PROBLEM TO WORK ON: Gather all lines with the word "diagram" in them.

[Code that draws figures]
* * *
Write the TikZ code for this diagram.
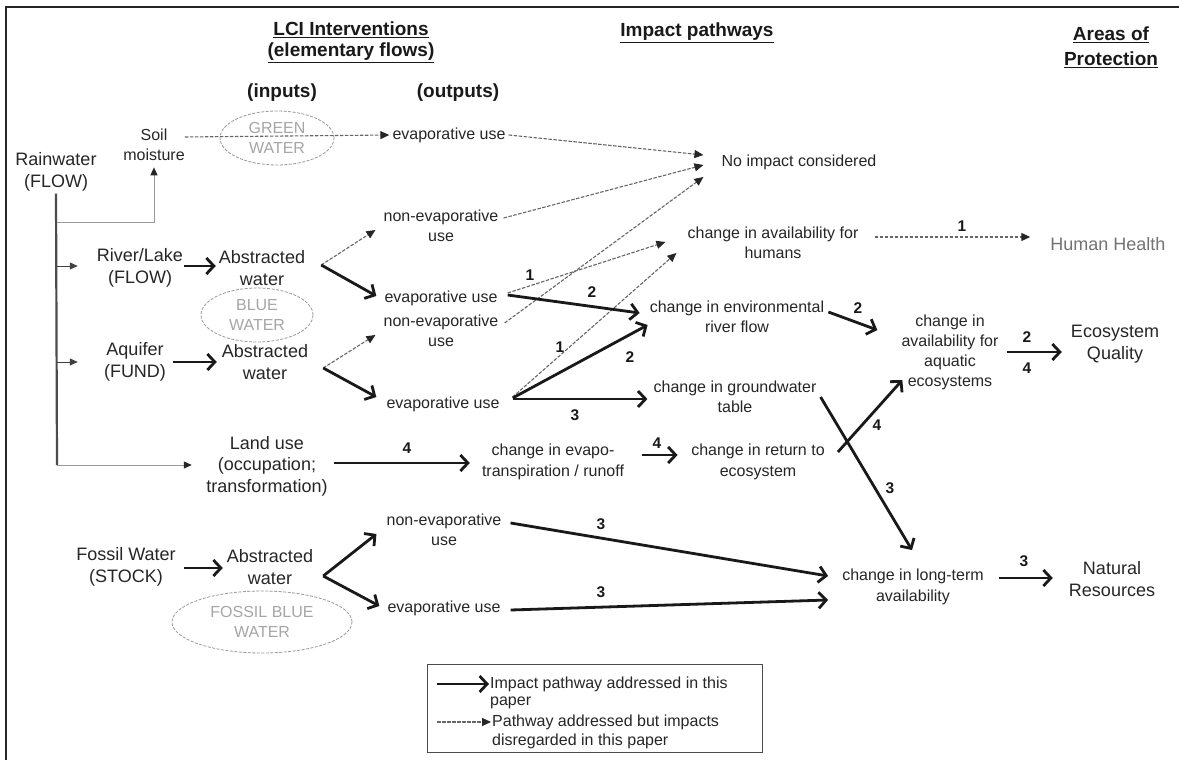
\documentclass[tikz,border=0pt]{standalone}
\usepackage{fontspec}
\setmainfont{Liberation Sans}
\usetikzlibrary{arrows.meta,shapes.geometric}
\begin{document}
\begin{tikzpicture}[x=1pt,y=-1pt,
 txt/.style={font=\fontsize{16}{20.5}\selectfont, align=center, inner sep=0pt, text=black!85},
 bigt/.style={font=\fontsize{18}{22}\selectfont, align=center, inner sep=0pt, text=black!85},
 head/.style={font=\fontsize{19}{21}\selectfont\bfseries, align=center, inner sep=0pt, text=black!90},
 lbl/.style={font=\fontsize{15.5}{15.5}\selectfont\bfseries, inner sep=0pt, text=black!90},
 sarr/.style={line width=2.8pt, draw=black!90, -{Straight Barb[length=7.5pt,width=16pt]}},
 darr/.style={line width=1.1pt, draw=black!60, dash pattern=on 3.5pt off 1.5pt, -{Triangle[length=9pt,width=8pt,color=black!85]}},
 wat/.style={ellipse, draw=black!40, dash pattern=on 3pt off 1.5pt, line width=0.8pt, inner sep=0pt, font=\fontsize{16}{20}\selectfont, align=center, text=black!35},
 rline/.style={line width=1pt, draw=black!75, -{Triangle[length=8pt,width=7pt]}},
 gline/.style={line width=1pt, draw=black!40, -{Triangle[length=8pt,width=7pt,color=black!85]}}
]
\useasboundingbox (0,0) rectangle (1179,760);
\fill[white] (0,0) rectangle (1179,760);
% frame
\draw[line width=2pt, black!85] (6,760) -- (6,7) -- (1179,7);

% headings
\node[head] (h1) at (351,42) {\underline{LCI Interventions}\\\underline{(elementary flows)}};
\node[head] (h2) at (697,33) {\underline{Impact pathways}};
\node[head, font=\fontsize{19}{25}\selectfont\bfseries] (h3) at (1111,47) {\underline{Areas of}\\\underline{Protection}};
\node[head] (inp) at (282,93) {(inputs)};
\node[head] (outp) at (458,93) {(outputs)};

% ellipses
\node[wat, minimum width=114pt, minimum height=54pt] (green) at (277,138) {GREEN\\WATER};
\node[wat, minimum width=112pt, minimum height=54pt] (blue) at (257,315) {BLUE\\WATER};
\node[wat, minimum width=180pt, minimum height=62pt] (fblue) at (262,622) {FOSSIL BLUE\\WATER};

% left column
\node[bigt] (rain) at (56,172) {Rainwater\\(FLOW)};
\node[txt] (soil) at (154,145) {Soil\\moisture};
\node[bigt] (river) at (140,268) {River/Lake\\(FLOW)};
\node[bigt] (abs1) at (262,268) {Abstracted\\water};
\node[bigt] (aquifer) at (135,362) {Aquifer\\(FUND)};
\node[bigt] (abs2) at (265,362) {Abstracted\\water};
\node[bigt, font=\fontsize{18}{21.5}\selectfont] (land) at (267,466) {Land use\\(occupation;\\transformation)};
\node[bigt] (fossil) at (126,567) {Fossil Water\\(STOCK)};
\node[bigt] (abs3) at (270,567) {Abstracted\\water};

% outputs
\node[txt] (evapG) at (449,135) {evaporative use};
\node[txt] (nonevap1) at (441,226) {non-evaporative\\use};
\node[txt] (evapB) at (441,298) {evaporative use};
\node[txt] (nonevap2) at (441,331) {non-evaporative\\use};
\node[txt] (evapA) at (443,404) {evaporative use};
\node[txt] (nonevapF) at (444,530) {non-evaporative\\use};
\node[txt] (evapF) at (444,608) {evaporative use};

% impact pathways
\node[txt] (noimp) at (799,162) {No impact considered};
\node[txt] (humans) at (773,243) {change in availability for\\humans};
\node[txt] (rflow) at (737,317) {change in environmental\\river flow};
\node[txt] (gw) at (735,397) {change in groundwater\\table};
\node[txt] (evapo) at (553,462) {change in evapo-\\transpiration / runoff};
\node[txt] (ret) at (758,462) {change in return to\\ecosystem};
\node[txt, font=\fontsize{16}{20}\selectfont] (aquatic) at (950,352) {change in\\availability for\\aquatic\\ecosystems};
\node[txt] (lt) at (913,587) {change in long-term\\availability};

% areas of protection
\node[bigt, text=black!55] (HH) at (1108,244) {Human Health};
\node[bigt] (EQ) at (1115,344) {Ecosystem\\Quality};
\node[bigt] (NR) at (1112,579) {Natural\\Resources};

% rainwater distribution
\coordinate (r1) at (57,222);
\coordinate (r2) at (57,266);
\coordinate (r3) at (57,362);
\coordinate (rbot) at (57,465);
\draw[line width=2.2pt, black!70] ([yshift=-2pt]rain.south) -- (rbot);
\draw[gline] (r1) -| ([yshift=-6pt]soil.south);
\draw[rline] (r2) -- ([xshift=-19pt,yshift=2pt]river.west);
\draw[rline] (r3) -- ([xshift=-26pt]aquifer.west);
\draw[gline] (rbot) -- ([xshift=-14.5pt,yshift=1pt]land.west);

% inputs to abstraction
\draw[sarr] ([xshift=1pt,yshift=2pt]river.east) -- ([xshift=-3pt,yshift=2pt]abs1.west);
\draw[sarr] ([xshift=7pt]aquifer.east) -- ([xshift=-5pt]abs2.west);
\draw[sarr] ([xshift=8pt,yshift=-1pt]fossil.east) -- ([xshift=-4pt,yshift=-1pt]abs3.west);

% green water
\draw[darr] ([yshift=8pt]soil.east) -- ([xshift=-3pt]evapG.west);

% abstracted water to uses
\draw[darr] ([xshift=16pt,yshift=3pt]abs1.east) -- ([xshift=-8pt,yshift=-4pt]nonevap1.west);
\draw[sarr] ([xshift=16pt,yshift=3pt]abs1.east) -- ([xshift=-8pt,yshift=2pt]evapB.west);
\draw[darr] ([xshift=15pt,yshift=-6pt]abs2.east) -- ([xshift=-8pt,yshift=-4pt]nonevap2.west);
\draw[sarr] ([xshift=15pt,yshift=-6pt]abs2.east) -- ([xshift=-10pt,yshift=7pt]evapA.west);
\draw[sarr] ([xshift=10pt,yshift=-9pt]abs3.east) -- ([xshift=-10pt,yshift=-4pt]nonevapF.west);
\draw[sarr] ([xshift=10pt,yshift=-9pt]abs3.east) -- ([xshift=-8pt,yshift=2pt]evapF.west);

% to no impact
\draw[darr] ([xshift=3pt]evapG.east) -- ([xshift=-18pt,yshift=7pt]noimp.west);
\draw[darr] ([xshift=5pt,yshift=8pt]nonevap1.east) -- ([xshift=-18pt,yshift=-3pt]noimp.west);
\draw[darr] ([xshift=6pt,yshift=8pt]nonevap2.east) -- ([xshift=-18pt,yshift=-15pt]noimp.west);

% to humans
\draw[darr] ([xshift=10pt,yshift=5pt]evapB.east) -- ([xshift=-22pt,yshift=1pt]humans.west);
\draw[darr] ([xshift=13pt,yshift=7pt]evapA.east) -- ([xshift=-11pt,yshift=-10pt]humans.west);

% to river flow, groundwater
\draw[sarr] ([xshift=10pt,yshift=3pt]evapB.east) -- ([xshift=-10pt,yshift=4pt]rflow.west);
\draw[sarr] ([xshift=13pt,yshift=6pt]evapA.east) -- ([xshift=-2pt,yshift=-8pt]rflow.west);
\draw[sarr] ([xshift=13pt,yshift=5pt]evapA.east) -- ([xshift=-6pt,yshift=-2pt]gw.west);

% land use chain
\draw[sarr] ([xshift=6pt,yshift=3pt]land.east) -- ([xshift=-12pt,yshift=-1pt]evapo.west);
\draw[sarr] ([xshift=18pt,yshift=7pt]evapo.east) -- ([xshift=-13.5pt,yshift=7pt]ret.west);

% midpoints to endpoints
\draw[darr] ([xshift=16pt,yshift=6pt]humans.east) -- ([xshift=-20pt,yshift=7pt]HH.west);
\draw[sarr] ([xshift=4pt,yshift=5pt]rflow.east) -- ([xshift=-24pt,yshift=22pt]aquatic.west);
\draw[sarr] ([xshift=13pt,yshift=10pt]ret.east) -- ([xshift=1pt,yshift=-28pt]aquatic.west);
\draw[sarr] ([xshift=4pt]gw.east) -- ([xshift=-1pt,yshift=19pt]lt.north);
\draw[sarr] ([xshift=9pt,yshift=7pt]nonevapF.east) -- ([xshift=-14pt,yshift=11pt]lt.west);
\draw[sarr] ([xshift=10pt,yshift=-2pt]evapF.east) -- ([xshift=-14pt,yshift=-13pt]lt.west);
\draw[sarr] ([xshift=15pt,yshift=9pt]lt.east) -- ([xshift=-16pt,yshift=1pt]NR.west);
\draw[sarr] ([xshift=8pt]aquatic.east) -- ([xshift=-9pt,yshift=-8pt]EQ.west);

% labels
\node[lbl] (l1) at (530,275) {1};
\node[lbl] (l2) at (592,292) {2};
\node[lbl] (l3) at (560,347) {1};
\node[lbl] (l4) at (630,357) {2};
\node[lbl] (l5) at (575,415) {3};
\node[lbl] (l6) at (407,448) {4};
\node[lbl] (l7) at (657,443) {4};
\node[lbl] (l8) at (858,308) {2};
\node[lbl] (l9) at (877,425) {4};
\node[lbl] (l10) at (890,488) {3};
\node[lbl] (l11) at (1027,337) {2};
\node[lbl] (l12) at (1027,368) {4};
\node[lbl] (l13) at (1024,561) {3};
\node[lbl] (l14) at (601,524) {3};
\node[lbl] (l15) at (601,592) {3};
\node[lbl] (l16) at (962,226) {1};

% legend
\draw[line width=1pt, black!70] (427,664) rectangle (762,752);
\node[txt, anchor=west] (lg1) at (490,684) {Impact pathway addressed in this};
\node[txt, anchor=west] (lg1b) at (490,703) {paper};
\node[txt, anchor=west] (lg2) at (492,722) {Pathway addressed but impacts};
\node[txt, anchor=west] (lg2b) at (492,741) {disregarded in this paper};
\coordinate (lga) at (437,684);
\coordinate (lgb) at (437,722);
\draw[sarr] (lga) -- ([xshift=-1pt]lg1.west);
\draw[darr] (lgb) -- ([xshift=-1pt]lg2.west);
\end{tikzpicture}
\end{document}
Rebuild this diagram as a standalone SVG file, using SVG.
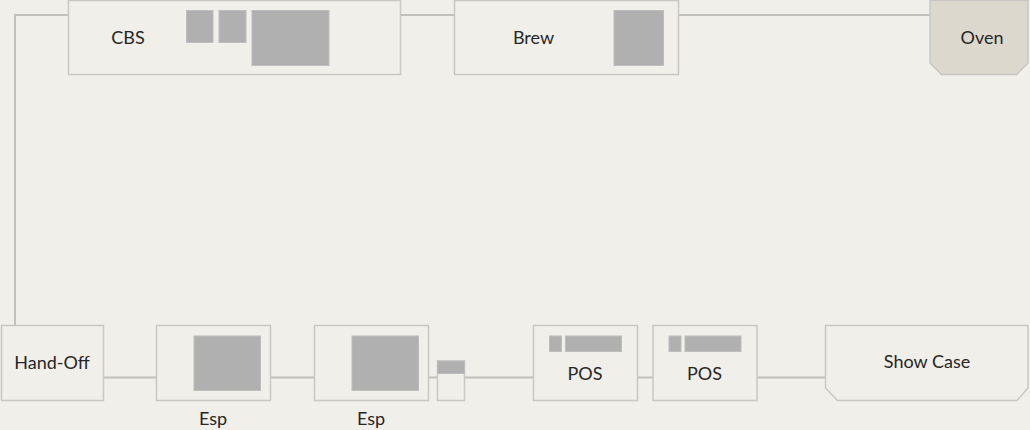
* * *
OUTPUT:
Write the TikZ code for this diagram.
Rebuild this diagram as a standalone SVG file, using SVG.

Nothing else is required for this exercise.